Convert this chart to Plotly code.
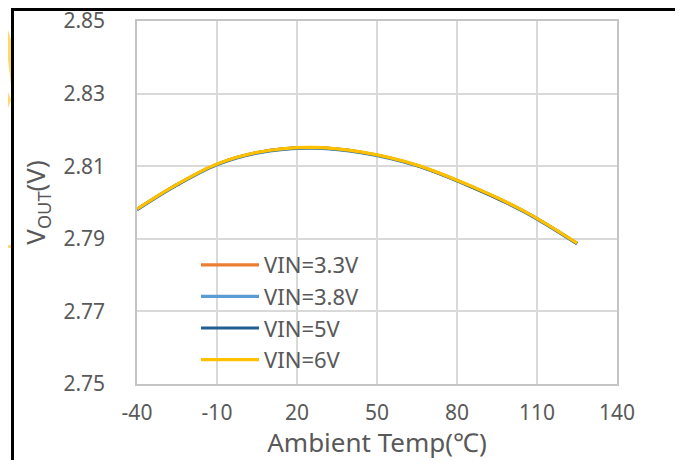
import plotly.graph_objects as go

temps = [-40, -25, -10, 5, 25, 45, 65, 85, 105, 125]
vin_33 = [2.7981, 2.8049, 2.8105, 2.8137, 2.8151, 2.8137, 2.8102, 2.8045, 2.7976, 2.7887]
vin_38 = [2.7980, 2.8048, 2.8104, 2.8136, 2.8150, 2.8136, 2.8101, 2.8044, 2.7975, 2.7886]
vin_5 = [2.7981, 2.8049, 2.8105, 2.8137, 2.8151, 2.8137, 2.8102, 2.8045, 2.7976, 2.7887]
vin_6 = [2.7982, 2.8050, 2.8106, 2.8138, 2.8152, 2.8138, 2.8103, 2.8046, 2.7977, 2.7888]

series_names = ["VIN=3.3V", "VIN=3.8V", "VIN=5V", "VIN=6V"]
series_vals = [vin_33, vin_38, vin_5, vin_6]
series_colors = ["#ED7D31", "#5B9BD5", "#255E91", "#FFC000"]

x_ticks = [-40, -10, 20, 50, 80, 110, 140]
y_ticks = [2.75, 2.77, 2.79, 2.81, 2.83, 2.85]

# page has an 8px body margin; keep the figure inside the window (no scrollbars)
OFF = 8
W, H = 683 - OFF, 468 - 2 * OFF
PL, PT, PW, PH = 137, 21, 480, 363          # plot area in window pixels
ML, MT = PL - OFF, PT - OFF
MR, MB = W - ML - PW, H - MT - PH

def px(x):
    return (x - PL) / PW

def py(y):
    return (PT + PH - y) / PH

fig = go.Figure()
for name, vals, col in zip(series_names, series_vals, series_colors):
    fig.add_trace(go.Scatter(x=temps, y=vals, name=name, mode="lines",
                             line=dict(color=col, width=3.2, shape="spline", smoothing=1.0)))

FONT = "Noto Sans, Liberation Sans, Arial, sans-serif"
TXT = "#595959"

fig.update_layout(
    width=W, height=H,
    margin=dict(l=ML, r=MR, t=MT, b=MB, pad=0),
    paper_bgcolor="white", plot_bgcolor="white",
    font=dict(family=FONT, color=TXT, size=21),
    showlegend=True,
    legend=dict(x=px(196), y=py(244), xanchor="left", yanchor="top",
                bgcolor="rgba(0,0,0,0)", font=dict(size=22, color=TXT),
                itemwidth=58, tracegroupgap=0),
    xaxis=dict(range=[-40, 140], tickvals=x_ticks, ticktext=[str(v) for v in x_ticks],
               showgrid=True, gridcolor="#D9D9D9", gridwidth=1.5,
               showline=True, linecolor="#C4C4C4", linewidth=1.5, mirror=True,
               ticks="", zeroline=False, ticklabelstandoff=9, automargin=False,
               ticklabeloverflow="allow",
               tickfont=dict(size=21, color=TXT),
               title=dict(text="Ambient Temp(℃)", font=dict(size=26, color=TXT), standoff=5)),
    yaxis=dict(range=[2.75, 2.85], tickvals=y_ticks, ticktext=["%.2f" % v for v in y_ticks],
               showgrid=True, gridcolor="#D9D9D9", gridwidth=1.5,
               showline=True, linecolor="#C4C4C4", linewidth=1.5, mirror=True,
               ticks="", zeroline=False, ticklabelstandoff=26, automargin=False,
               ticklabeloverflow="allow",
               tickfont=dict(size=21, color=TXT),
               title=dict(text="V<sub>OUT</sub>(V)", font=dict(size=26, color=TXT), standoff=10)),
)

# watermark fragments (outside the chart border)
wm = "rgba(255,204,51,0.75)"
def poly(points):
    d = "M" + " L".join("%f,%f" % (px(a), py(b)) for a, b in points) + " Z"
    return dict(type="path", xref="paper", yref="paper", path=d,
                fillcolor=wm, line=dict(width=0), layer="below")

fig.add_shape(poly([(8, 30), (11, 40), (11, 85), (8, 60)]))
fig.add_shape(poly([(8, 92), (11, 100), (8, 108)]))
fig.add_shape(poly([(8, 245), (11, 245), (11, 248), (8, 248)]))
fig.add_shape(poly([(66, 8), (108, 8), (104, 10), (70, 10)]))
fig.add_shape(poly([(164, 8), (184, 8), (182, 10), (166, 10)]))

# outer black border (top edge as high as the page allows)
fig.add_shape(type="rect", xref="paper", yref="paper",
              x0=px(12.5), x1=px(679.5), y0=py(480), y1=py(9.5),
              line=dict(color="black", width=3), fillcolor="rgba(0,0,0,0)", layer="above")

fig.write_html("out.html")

*EXERCISE*:
Quote the data above in full, leaving out the pictures it holds.

*SOLUTION TO THE EXERCISE*:
Convert this chart to Plotly code.
import plotly.graph_objects as go

temps = [-40, -25, -10, 5, 25, 45, 65, 85, 105, 125]
vin_33 = [2.7981, 2.8049, 2.8105, 2.8137, 2.8151, 2.8137, 2.8102, 2.8045, 2.7976, 2.7887]
vin_38 = [2.7980, 2.8048, 2.8104, 2.8136, 2.8150, 2.8136, 2.8101, 2.8044, 2.7975, 2.7886]
vin_5 = [2.7981, 2.8049, 2.8105, 2.8137, 2.8151, 2.8137, 2.8102, 2.8045, 2.7976, 2.7887]
vin_6 = [2.7982, 2.8050, 2.8106, 2.8138, 2.8152, 2.8138, 2.8103, 2.8046, 2.7977, 2.7888]

series_names = ["VIN=3.3V", "VIN=3.8V", "VIN=5V", "VIN=6V"]
series_vals = [vin_33, vin_38, vin_5, vin_6]
series_colors = ["#ED7D31", "#5B9BD5", "#255E91", "#FFC000"]

x_ticks = [-40, -10, 20, 50, 80, 110, 140]
y_ticks = [2.75, 2.77, 2.79, 2.81, 2.83, 2.85]

# page has an 8px body margin; keep the figure inside the window (no scrollbars)
OFF = 8
W, H = 683 - OFF, 468 - 2 * OFF
PL, PT, PW, PH = 137, 21, 480, 363          # plot area in window pixels
ML, MT = PL - OFF, PT - OFF
MR, MB = W - ML - PW, H - MT - PH

def px(x):
    return (x - PL) / PW

def py(y):
    return (PT + PH - y) / PH

fig = go.Figure()
for name, vals, col in zip(series_names, series_vals, series_colors):
    fig.add_trace(go.Scatter(x=temps, y=vals, name=name, mode="lines",
                             line=dict(color=col, width=3.2, shape="spline", smoothing=1.0)))

FONT = "Noto Sans, Liberation Sans, Arial, sans-serif"
TXT = "#595959"

fig.update_layout(
    width=W, height=H,
    margin=dict(l=ML, r=MR, t=MT, b=MB, pad=0),
    paper_bgcolor="white", plot_bgcolor="white",
    font=dict(family=FONT, color=TXT, size=21),
    showlegend=True,
    legend=dict(x=px(196), y=py(244), xanchor="left", yanchor="top",
                bgcolor="rgba(0,0,0,0)", font=dict(size=22, color=TXT),
                itemwidth=58, tracegroupgap=0),
    xaxis=dict(range=[-40, 140], tickvals=x_ticks, ticktext=[str(v) for v in x_ticks],
               showgrid=True, gridcolor="#D9D9D9", gridwidth=1.5,
               showline=True, linecolor="#C4C4C4", linewidth=1.5, mirror=True,
               ticks="", zeroline=False, ticklabelstandoff=9, automargin=False,
               ticklabeloverflow="allow",
               tickfont=dict(size=21, color=TXT),
               title=dict(text="Ambient Temp(℃)", font=dict(size=26, color=TXT), standoff=5)),
    yaxis=dict(range=[2.75, 2.85], tickvals=y_ticks, ticktext=["%.2f" % v for v in y_ticks],
               showgrid=True, gridcolor="#D9D9D9", gridwidth=1.5,
               showline=True, linecolor="#C4C4C4", linewidth=1.5, mirror=True,
               ticks="", zeroline=False, ticklabelstandoff=26, automargin=False,
               ticklabeloverflow="allow",
               tickfont=dict(size=21, color=TXT),
               title=dict(text="V<sub>OUT</sub>(V)", font=dict(size=26, color=TXT), standoff=10)),
)

# watermark fragments (outside the chart border)
wm = "rgba(255,204,51,0.75)"
def poly(points):
    d = "M" + " L".join("%f,%f" % (px(a), py(b)) for a, b in points) + " Z"
    return dict(type="path", xref="paper", yref="paper", path=d,
                fillcolor=wm, line=dict(width=0), layer="below")

fig.add_shape(poly([(8, 30), (11, 40), (11, 85), (8, 60)]))
fig.add_shape(poly([(8, 92), (11, 100), (8, 108)]))
fig.add_shape(poly([(8, 245), (11, 245), (11, 248), (8, 248)]))
fig.add_shape(poly([(66, 8), (108, 8), (104, 10), (70, 10)]))
fig.add_shape(poly([(164, 8), (184, 8), (182, 10), (166, 10)]))

# outer black border (top edge as high as the page allows)
fig.add_shape(type="rect", xref="paper", yref="paper",
              x0=px(12.5), x1=px(679.5), y0=py(480), y1=py(9.5),
              line=dict(color="black", width=3), fillcolor="rgba(0,0,0,0)", layer="above")

fig.write_html("out.html")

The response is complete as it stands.